#### STATED TASK:
Only lines with the string "this" matter here; gather them from the material below.

-----

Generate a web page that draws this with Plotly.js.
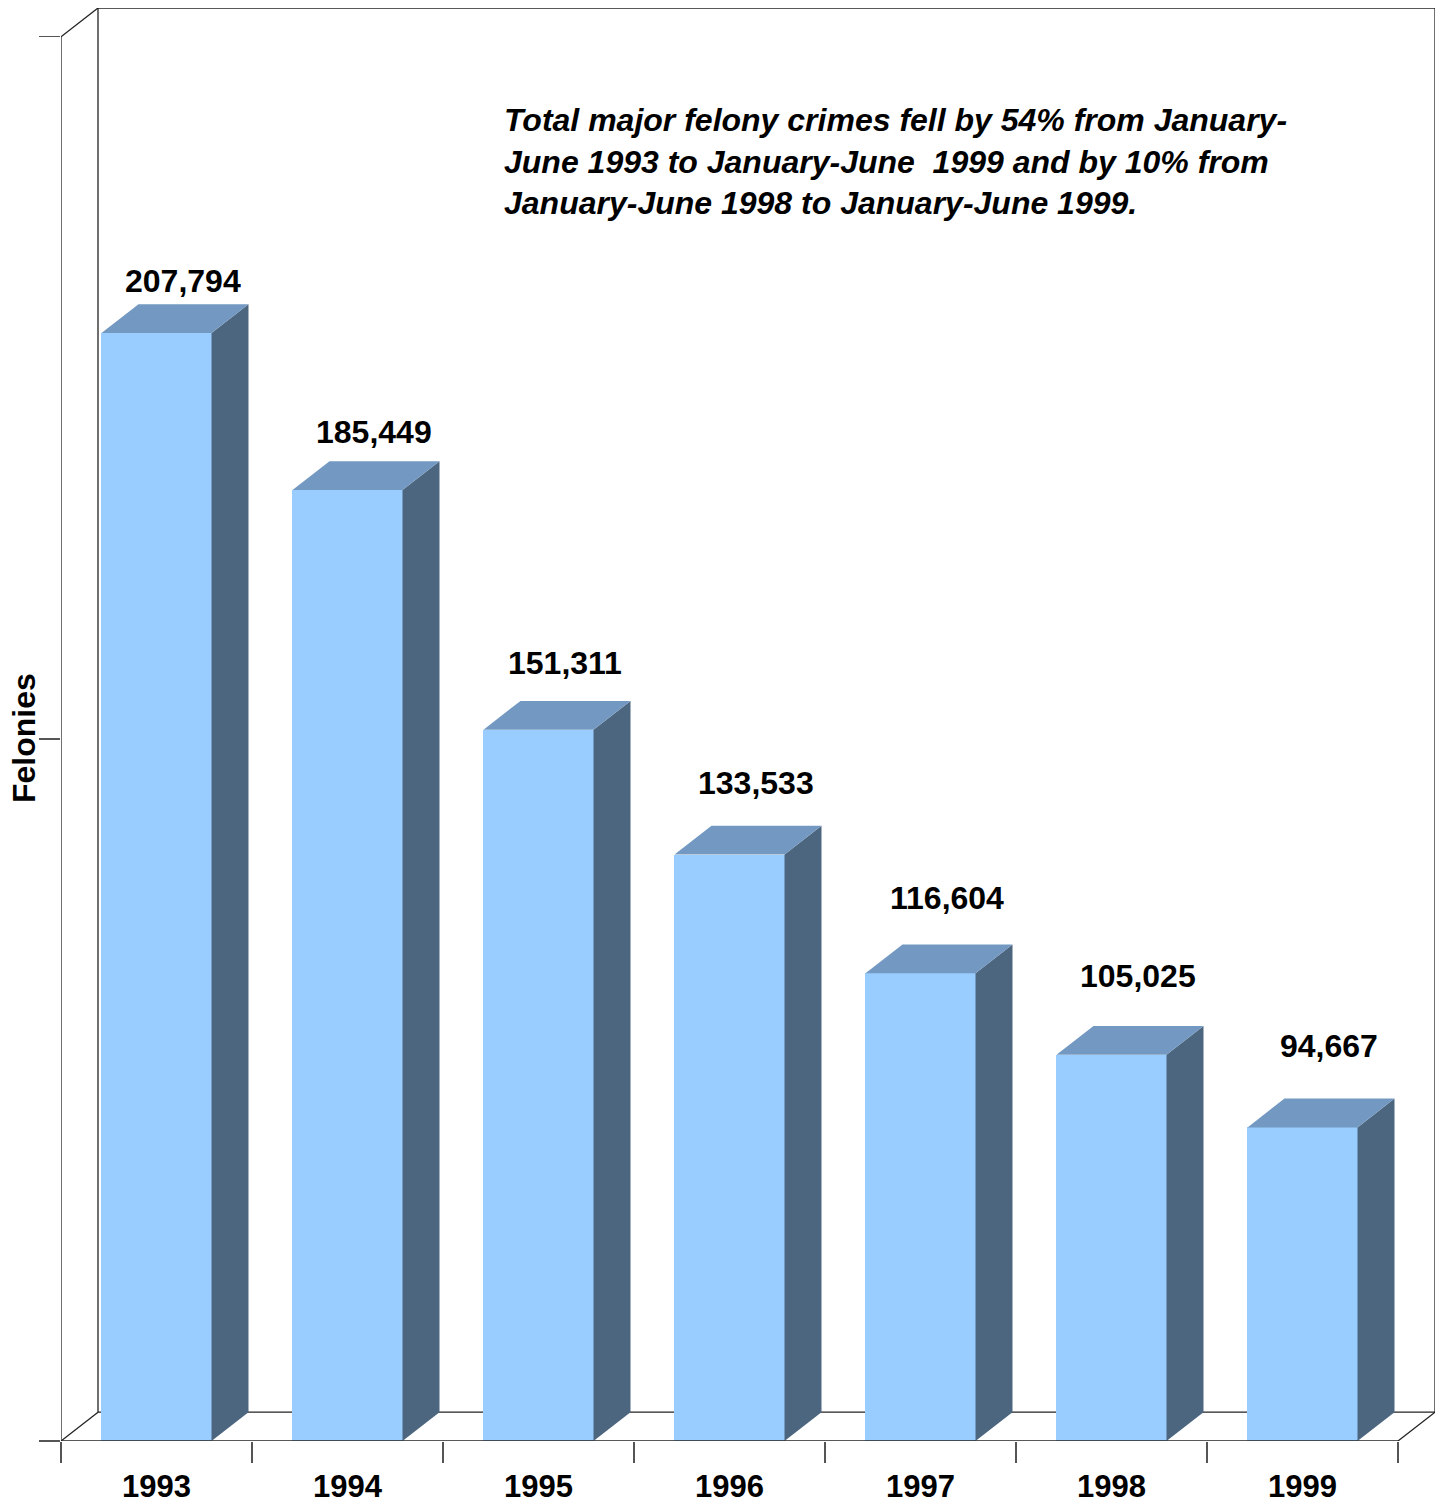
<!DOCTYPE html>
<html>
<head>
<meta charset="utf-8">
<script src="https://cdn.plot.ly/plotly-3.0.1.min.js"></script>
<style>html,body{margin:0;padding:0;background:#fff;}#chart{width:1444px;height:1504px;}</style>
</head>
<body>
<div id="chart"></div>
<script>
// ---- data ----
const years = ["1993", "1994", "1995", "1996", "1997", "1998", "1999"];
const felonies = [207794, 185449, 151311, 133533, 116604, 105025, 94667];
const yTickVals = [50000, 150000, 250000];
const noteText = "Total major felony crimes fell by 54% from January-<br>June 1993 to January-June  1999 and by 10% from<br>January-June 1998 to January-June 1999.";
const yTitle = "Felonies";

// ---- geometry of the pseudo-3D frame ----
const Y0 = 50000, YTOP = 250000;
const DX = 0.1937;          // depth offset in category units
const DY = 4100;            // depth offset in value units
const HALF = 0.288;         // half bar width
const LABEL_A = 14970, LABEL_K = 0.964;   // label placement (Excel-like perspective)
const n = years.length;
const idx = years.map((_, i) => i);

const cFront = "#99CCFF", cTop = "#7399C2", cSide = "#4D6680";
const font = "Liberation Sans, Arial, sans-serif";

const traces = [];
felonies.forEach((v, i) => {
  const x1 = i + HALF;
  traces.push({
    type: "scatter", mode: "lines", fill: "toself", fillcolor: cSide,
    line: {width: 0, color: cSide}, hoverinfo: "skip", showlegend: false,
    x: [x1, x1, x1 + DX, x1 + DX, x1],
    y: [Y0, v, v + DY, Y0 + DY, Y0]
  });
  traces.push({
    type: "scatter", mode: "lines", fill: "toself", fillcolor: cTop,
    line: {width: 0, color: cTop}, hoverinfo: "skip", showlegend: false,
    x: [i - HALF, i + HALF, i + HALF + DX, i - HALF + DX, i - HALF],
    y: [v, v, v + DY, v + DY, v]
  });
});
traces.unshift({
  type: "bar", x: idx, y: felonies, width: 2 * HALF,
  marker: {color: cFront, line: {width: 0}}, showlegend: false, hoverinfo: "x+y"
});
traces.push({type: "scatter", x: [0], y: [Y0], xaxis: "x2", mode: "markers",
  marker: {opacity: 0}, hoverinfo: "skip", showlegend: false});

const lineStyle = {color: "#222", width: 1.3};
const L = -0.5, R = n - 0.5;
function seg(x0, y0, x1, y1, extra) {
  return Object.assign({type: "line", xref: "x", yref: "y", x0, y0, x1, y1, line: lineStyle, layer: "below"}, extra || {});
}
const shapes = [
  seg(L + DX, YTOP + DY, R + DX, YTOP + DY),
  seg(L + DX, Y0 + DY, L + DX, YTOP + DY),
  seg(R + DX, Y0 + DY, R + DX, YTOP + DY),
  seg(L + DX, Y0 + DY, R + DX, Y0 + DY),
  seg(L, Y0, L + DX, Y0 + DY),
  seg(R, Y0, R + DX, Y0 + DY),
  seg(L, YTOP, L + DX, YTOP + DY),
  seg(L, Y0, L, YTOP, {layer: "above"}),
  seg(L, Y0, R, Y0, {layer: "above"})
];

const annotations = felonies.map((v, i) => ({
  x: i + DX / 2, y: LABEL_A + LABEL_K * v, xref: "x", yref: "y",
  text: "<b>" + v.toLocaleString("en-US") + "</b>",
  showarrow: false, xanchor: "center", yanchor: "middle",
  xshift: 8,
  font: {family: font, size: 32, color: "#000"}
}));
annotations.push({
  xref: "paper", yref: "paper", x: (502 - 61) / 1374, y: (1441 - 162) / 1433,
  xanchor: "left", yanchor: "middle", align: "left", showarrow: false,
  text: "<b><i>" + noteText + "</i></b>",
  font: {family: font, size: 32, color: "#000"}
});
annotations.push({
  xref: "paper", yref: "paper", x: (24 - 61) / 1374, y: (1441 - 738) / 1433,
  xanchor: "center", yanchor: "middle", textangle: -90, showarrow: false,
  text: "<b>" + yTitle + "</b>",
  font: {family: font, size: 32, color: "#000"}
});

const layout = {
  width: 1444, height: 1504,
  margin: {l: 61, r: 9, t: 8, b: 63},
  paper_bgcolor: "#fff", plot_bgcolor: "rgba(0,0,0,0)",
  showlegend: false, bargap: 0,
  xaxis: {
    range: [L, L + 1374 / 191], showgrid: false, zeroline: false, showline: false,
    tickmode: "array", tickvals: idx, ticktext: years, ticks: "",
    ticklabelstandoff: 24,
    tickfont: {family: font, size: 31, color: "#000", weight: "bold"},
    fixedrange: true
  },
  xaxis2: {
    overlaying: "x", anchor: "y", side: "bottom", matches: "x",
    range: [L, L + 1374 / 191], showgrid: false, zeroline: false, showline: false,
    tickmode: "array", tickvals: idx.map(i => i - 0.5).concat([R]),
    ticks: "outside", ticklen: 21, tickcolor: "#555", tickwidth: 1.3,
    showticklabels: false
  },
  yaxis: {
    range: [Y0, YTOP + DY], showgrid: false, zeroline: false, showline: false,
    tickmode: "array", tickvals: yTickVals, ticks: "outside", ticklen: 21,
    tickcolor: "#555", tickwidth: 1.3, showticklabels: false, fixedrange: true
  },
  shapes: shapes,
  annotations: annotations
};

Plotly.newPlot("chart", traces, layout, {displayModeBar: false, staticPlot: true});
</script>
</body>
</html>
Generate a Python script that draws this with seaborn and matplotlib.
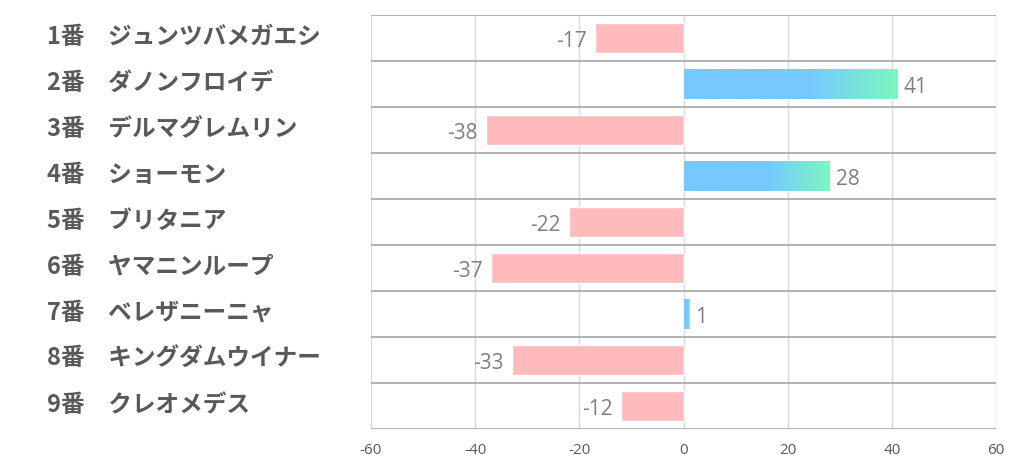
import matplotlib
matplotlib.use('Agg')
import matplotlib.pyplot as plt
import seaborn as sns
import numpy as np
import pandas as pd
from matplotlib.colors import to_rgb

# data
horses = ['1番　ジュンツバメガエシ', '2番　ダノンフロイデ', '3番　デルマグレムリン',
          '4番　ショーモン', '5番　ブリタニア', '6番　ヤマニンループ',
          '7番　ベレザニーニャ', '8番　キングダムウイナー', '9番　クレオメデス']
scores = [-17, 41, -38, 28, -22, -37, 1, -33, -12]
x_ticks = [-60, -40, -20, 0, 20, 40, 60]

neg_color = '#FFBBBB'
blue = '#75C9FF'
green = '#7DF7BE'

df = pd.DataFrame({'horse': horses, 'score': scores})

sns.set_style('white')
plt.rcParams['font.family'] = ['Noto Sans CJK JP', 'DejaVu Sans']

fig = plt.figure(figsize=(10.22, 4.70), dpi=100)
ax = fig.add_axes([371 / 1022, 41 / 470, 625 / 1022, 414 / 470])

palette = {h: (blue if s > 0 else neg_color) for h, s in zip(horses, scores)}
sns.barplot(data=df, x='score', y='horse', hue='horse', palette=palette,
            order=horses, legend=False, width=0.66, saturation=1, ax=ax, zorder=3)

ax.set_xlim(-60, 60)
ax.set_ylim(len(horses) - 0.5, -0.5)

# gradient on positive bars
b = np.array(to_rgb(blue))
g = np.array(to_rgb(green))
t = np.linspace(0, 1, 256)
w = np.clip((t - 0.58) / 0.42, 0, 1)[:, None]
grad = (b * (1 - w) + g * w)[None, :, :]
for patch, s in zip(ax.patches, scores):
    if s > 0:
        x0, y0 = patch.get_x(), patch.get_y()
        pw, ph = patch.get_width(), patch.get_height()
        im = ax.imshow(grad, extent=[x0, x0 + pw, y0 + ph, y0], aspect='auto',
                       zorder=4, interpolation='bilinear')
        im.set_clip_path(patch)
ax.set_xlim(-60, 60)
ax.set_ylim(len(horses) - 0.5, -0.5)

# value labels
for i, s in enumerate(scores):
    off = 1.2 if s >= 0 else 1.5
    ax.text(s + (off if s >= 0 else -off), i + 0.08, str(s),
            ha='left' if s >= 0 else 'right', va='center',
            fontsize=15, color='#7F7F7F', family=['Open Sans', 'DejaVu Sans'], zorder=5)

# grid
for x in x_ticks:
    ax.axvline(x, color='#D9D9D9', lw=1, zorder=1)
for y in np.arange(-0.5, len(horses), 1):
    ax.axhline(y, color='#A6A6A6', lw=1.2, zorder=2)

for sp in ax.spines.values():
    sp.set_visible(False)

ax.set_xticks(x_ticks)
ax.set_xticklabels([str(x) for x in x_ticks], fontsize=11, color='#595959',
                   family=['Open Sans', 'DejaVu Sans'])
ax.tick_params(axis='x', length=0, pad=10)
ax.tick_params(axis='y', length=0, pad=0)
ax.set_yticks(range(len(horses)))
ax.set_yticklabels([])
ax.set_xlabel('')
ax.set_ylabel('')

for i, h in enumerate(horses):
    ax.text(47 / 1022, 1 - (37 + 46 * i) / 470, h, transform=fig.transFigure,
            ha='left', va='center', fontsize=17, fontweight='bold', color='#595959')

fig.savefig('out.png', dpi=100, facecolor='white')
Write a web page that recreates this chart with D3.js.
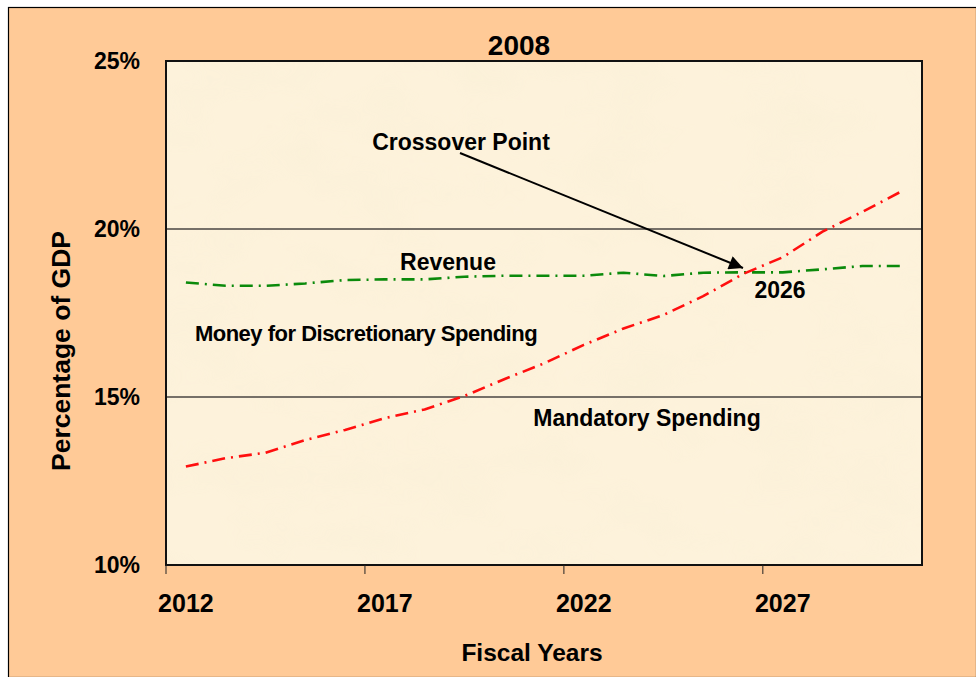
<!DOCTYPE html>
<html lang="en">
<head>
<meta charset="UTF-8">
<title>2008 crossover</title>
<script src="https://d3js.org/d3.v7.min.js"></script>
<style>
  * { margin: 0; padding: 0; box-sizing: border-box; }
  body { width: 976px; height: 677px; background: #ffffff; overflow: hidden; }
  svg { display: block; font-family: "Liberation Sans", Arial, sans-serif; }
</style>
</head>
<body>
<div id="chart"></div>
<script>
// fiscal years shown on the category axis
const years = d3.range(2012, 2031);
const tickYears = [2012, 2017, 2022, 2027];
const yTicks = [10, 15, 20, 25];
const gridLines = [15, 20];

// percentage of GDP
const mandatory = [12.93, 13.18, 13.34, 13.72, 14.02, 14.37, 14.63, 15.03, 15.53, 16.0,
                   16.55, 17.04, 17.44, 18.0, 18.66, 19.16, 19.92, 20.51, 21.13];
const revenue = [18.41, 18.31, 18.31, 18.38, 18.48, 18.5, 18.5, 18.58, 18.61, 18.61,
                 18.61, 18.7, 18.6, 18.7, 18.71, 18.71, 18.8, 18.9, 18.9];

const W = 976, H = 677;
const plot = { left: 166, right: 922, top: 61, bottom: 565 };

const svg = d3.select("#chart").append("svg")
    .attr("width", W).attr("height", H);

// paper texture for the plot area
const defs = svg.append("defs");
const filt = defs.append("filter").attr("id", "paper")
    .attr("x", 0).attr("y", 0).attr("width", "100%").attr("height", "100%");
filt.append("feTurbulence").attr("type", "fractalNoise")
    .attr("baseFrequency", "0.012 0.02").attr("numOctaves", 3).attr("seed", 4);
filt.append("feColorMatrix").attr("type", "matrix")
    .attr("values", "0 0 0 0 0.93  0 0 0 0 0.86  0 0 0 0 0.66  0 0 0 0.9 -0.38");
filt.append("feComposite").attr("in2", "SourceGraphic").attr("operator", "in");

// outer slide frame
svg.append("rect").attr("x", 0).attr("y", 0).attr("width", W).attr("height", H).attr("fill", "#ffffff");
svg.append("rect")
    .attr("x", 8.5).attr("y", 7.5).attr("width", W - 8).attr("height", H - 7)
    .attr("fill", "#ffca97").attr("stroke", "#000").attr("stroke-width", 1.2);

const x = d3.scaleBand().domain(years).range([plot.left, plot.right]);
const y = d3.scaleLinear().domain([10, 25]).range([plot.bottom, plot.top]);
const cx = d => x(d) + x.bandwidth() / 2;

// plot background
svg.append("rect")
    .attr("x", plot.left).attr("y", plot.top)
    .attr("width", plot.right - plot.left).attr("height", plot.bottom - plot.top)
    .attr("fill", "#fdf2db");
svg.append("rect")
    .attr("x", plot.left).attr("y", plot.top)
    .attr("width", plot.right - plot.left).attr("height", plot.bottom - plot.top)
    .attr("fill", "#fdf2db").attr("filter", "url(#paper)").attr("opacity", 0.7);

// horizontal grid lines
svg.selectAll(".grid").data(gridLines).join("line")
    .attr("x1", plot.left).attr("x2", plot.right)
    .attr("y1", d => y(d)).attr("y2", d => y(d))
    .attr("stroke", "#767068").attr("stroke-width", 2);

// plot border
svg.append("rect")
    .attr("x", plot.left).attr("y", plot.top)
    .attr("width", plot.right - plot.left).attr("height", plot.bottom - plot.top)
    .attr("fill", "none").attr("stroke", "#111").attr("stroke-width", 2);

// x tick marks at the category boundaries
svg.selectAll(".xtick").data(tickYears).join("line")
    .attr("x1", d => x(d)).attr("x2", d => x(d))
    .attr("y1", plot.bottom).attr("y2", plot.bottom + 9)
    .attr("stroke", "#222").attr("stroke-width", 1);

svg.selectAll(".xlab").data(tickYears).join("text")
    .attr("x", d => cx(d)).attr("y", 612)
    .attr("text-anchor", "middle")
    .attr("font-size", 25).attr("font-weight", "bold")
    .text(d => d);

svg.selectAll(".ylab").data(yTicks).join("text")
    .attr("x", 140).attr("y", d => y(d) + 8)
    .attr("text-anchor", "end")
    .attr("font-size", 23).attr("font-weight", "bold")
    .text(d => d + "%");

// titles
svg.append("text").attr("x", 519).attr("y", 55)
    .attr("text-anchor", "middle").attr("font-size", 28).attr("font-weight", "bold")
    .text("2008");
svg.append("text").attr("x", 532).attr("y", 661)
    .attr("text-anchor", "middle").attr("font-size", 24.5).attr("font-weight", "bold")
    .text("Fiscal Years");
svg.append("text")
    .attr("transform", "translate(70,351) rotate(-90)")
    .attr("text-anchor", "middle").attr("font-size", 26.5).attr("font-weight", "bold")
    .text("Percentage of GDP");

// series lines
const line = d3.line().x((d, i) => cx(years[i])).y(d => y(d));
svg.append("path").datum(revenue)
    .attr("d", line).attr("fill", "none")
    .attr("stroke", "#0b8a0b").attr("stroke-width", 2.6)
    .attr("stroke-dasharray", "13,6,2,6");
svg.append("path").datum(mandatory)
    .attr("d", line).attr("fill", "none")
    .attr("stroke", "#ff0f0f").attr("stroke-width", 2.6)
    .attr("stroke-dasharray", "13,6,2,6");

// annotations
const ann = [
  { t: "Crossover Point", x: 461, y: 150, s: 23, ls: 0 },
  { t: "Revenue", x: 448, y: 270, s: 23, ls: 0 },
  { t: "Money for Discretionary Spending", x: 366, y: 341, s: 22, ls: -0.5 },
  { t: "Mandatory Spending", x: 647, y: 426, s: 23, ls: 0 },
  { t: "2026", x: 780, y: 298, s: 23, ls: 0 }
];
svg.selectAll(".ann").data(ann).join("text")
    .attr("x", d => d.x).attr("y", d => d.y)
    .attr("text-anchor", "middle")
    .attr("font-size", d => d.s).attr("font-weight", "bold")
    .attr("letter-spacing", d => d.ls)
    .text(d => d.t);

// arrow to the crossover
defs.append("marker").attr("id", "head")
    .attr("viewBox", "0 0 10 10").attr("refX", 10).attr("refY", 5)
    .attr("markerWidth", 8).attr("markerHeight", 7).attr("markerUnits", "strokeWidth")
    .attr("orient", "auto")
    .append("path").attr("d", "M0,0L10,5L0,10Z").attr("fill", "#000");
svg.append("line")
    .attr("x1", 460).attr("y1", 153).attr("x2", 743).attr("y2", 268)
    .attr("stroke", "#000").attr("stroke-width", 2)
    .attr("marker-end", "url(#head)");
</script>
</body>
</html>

-----

#### FULL SOLUTION:
Generate a web page that draws this with Plotly.js.
Generate a Python script that draws this with seaborn and matplotlib.
Write a web page that recreates this chart with D3.js.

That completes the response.